Review: Since I Laid My Burden Down

Reconciliation doesn't come easy, and for DeShawn it's damn near impossible. So many of the men who touched him throughout his life have passed on. In Brontez Purnell's brazen debut novel, a tired Alabama man, freewheeling in the punk underground of San Francisco, returns home when his uncle dies. There his ghosts come back to haunt him with the heady energy they had when still alive.

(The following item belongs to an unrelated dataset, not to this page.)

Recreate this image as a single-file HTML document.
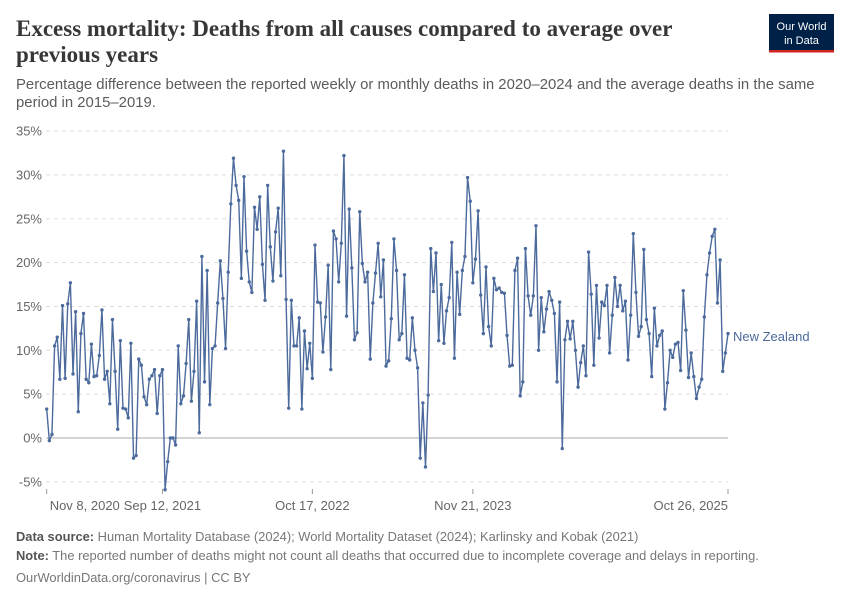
<!DOCTYPE html>
<html><head><meta charset="utf-8"><style>
body{margin:0;background:#fff;width:850px;height:600px;overflow:hidden;font-family:"Liberation Sans",sans-serif}
</style></head><body>
<svg width="850" height="600" xmlns="http://www.w3.org/2000/svg">
<text font-family="Liberation Serif,serif" font-size="23" font-weight="bold" fill="#373737"><tspan x="16" y="36">Excess mortality: Deaths from all causes compared to average over</tspan><tspan x="16" y="62">previous years</tspan></text>
<text font-size="14.9" fill="#5b5b5b"><tspan x="16" y="89">Percentage difference between the reported weekly or monthly deaths in 2020–2024 and the average deaths in the same</tspan><tspan x="16" y="107">period in 2015–2019.</tspan></text>
<g><rect x="769" y="14" width="65" height="38" fill="#002147"/><rect x="769" y="50" width="65" height="2.5" fill="#ce261e"/>
<text x="801.5" y="30" text-anchor="middle" font-size="11" fill="#fff">Our World</text><text x="801.5" y="44" text-anchor="middle" font-size="11" fill="#fff">in Data</text></g>
<g id="grid"></g><g id="series"></g>
<text x="733" y="341" font-size="13" fill="#4c6a9c">New Zealand</text>
<text x="16" y="541" font-size="12.9" fill="#777"><tspan font-weight="bold" fill="#555">Data source:</tspan> Human Mortality Database (2024); World Mortality Dataset (2024); Karlinsky and Kobak (2021)</text>
<text x="16" y="560" font-size="12.9" fill="#777"><tspan font-weight="bold" fill="#555">Note:</tspan> The reported number of deaths might not count all deaths that occurred due to incomplete coverage and delays in reporting.</text>
<text x="16" y="582" font-size="12.9" fill="#777">OurWorldinData.org/coronavirus | CC BY</text>
</svg>
<script>
const values=[3.3,-0.3,0.4,10.5,11.5,6.7,15.1,6.8,15.3,17.7,7.3,14.4,3.0,11.9,14.2,6.7,6.3,10.7,7.0,7.1,9.4,14.6,6.7,7.6,3.9,13.5,7.6,1.0,11.1,3.4,3.3,2.3,10.8,-2.3,-2.0,9.0,8.3,4.7,3.8,6.7,7.1,7.8,2.8,7.1,7.8,-5.9,-2.7,0,0.0,-0.8,10.5,3.9,4.8,8.5,13.5,4.2,7.6,15.6,0.6,20.7,6.4,19.1,
3.8,10.2,10.5,15.4,20.2,15.9,10.2,18.9,26.7,31.9,28.8,27.1,18.2,29.8,21.3,17.8,16.6,26.3,23.8,27.5,19.8,15.7,28.8,21.8,17.9,23.5,26.2,18.5,32.7,15.8,3.4,15.7,10.5,10.5,13.7,3.3,12.2,7.9,10.8,6.8,22.0,15.5,15.4,9.8,13.8,19.7,7.8,23.6,22.7,17.8,22.2,32.2,13.9,26.1,19.4,11.2,12.0,25.8,19.9,17.8,18.9,9.0,15.4,18.8,22.2,
16.1,20.3,8.2,8.8,13.6,22.7,19.1,11.2,11.9,18.6,9.1,8.9,13.7,10.0,8.0,-2.3,4.0,-3.3,4.9,21.6,16.7,21.1,11.1,17.5,10.8,14.5,16.0,22.3,9.1,18.9,14.1,19.1,20.7,29.7,27.0,17.7,20.4,25.9,16.3,11.9,19.5,12.7,10.5,18.2,16.9,17.1,16.6,16.5,11.7,8.2,8.3,19.1,20.5,4.8,6.4,21.6,16.2,14.0,16.2,24.2,10.0,16.0,12.1,14.7,16.7,
15.7,14.2,6.4,15.5,-1.2,11.2,13.3,11.3,13.3,10.0,5.8,8.6,10.5,7.1,21.2,16.4,8.3,17.4,11.4,15.5,15.1,17.4,9.7,14.0,18.3,15.0,17.4,14.5,15.6,8.9,14.0,23.3,16.6,11.6,12.7,21.5,13.5,11.9,7.0,14.8,10.5,11.7,12.2,3.3,6.3,10.0,9.2,10.7,10.9,7.7,16.8,12.3,6.9,9.7,7.0,4.5,5.8,6.7,13.8,18.6,21.1,23.0,23.8,15.4,20.3,7.6,9.7,11.9];
const yTicks=[-5,0,5,10,15,20,25,30,35];
const xTickWeeks=[0,44,101,162,259];
const xTickLabels=["Nov 8, 2020","Sep 12, 2021","Oct 17, 2022","Nov 21, 2023","Oct 26, 2025"];
const NS="http://www.w3.org/2000/svg";
const X0=46.7,X1=728,Y0=438,PX=8.77;
const xs=i=>X0+i*(X1-X0)/(values.length-1);
const ys=v=>Y0-v*PX;
function mk(t,a,p){const e=document.createElementNS(NS,t);for(const k in a)e.setAttribute(k,a[k]);p.appendChild(e);return e;}
const g=document.getElementById('grid');
yTicks.forEach(t=>{
 const l=mk('line',{x1:46,x2:728,y1:ys(t),y2:ys(t),stroke:t===0?'#a8a8a8':'#dddddd','stroke-width':1,'stroke-dasharray':t===0?'':'4,4'},g);
 
 
 const tx=mk('text',{x:42,y:ys(t)+4.5,'text-anchor':'end','font-size':13,fill:'#666'},g);
 tx.textContent=t+'%';
 
 
});
xTickWeeks.forEach((w,k)=>{
 const x=xs(w);
 const l=mk('line',{x1:x,x2:x,y1:489,y2:494,stroke:'#999'},g);
 
 
 const anchor=k===0?'start':(k===xTickWeeks.length-1?'end':'middle');
 const tx=mk('text',{x:k===0?x+3:x,y:510,'text-anchor':anchor,'font-size':13,fill:'#666'},g);
 tx.textContent=xTickLabels[k];
 
 
});
const s=document.getElementById('series');
const line=mk('polyline',{points:values.map((v,i)=>xs(i)+','+ys(v)).join(' '),fill:'none',stroke:'#4c6a9c','stroke-width':1.4,'stroke-linejoin':'round'},s);


values.forEach((v,i)=>{
 const c=mk('circle',{cx:xs(i),cy:ys(v),r:1.7,fill:'#4c6a9c'},s);
 
 
});
</script>
</body></html>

Since I Laid My Burden Down entwines past and present as DeShawn is repeatedly called upon to clean up the messes left by the deceased. Arnold was a gritty musician and lover who committed suicide. Jatius was an older childhood friend who did, too. DeShawn's stepfather was a violent man, a quality DeShawn finally understands in his 30s. Now, in the wake of another death, he does what he can to help his mother, preacher at the local Missionary Baptist church, and his grandmother, whose relationship with her daughter has been tense their whole lives. Theirs isn't an entirely unhappy family, but one strained by the burdens of prejudice and circumstance.

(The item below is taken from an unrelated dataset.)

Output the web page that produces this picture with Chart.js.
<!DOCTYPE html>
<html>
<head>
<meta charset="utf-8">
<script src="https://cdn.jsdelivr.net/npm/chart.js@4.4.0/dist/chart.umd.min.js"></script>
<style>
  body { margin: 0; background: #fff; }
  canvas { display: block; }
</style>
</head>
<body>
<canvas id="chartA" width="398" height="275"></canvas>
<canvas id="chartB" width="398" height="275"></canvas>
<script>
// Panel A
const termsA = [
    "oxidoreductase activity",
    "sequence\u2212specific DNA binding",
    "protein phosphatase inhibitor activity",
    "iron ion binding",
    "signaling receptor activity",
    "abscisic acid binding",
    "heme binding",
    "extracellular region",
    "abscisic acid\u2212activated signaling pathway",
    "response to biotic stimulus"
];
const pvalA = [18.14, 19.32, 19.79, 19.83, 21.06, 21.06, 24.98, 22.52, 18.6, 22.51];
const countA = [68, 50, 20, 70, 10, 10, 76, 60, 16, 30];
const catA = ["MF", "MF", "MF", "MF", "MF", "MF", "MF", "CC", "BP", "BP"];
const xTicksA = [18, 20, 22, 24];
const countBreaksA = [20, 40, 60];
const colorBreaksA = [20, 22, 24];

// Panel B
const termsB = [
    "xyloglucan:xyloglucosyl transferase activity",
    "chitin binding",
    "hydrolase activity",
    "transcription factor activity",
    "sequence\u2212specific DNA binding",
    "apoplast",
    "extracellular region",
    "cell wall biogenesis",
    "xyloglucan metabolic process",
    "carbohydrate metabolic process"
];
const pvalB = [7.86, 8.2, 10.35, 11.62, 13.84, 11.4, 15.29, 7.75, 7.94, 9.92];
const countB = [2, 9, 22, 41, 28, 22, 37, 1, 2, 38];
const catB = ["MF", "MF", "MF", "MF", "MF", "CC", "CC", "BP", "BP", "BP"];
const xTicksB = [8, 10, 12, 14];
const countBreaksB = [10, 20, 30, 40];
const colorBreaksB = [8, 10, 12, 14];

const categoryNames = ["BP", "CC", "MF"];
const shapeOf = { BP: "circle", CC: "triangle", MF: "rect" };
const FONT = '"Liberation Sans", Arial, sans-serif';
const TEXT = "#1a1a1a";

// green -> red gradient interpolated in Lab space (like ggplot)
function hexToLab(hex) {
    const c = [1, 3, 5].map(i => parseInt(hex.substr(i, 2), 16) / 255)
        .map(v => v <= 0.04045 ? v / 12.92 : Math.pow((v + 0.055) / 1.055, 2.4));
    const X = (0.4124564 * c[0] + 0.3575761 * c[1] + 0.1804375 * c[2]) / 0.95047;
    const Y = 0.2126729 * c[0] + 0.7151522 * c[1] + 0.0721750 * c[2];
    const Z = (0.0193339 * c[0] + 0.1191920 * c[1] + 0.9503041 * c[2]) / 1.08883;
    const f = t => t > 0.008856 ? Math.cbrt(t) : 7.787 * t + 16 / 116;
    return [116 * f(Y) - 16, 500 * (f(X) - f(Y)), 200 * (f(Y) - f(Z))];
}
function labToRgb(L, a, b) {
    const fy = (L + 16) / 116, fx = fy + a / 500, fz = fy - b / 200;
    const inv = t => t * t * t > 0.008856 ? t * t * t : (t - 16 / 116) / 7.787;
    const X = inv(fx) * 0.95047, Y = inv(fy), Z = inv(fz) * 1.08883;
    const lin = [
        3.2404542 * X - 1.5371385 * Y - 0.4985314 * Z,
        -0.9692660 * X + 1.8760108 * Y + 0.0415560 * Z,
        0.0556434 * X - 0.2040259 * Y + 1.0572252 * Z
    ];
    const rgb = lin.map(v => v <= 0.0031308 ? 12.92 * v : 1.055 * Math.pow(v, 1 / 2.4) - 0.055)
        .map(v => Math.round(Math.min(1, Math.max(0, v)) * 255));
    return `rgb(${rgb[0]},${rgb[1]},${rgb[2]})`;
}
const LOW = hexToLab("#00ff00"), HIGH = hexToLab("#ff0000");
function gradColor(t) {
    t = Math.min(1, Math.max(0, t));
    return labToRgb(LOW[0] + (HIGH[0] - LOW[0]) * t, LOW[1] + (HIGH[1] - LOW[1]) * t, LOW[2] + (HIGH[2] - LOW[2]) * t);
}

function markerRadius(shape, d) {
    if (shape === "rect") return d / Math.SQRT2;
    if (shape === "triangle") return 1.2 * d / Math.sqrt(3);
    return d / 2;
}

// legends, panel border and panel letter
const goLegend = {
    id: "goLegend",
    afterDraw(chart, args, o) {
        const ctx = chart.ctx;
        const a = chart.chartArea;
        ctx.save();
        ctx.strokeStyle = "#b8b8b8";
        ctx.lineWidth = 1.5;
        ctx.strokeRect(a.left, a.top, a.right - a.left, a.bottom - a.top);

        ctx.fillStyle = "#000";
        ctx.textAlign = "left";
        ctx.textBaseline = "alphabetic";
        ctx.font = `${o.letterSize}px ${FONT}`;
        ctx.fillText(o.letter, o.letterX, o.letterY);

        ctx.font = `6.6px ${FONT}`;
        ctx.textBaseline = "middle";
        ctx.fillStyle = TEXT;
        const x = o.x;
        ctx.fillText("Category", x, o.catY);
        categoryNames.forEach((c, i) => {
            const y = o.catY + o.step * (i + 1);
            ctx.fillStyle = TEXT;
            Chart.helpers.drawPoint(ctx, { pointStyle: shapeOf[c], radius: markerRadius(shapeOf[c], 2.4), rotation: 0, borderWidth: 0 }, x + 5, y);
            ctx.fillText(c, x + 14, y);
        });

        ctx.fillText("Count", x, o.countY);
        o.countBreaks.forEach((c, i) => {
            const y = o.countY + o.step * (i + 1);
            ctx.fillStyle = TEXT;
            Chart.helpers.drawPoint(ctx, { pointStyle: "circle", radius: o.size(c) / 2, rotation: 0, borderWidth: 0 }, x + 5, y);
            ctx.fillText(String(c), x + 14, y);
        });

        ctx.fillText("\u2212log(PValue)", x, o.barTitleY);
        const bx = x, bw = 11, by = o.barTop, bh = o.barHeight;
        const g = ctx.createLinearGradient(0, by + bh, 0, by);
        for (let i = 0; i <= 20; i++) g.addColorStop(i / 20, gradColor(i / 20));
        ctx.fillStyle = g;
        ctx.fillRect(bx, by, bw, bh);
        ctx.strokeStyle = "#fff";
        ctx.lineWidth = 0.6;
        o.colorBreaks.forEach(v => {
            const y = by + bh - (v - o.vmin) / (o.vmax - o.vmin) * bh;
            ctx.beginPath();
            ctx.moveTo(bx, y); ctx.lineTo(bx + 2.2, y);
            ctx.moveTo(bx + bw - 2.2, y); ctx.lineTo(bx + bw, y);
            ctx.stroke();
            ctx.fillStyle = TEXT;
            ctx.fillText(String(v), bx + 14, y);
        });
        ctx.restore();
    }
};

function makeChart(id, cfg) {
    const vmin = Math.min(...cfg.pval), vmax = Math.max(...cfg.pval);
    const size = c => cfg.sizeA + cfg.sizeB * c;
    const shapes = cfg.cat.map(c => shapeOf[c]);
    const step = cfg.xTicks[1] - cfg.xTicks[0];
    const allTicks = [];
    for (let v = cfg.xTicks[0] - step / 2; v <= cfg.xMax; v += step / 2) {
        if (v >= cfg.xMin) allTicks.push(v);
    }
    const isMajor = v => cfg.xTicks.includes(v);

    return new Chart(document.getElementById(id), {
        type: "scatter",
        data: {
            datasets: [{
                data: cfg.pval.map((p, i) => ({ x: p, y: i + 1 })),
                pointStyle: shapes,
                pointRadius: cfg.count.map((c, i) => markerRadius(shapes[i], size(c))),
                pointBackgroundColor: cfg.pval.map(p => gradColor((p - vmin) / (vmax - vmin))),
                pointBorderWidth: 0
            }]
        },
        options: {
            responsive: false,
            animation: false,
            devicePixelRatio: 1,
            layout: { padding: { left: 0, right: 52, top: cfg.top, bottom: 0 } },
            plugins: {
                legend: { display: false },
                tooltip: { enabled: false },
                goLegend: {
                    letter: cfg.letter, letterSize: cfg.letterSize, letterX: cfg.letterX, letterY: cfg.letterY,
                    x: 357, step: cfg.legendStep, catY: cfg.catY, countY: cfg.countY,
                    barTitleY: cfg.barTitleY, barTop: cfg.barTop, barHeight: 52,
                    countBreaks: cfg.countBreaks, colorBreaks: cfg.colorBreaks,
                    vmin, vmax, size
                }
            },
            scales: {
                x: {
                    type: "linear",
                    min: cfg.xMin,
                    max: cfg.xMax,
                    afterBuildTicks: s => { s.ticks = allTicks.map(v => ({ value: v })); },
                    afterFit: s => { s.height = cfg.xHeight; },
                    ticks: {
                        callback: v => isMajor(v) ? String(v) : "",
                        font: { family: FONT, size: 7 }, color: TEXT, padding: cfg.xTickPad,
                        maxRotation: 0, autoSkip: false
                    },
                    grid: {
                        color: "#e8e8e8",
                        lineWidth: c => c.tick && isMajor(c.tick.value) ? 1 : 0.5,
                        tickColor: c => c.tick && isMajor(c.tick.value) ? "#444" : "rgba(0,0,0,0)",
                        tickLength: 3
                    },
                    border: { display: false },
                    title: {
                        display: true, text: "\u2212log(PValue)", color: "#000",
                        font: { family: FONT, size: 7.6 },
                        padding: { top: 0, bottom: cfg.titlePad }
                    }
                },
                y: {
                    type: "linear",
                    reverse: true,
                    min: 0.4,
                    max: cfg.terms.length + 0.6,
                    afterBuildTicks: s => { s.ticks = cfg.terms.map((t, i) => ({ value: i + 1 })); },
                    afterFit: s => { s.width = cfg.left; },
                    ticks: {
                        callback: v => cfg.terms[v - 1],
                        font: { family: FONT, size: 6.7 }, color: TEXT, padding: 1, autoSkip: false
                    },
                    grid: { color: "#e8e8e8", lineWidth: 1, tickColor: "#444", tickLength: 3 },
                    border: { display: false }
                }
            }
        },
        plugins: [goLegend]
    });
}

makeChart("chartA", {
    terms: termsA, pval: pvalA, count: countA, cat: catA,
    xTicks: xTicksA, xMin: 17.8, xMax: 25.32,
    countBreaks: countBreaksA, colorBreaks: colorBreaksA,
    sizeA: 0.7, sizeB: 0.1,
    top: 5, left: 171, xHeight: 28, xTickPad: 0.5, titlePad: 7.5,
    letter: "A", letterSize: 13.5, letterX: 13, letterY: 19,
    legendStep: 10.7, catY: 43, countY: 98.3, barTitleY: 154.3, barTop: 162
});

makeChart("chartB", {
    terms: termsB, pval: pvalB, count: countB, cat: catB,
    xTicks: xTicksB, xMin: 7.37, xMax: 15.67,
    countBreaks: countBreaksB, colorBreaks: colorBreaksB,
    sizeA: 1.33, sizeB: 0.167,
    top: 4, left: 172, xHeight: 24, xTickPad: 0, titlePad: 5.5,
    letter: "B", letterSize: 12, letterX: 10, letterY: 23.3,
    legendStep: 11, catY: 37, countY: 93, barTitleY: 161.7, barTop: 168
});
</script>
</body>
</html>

Time and again DeShawn has tangled with white men and black men, men with troubled upbringings and those who paid him attention at just the right moment. The disparities of these rendezvous, though, have come into high relief with age--wisdom he's earned fair and square. When he ducks an old flame turned born-again Christian, DeShawn remembers how the white boy got meds and a therapist for screaming at his parents. "That's why he hated Skylar. When Skylar was a depressed teenager the world came running, but when DeShawn was depressed no one gave a shit."

Race, sexuality, class, art, religion: little in this brief novel escapes Purnell's rapier wit. Immensely quotable and supremely enjoyable, his incendiary sense of humor flips the script on what might otherwise be a somber subject. DeShawn tells his mother that when he dies, he wants to be cremated. "Where do you want your ashes thrown?" she asks. "IN THE EYES OF MY ENEMIES!" he responds. As he grieves, he ruminates on the come and the comedown of loves lost, the hope and disappointment of lives ended too soon. But he skirts sentimentality. In fact, he rubs any nostalgic patina clean off his memories, until he's left with nothing but the cold, naked truth.

Since I Laid My Burden Down is a remarkable work of fiction, an invaluable addition to queer literature. Though wounded--and reckless at times--DeShawn remains tenacious, proving that strength lies in how one chooses to live, as well as why one chooses to stay alive. --Dave Wheeler, associate editor, Shelf Awareness

Shelf Talker: Returning home to Alabama forces DeShawn to come to grips with the dead men who have shaped him in Brontez Purnell's outstanding and wicked first novel.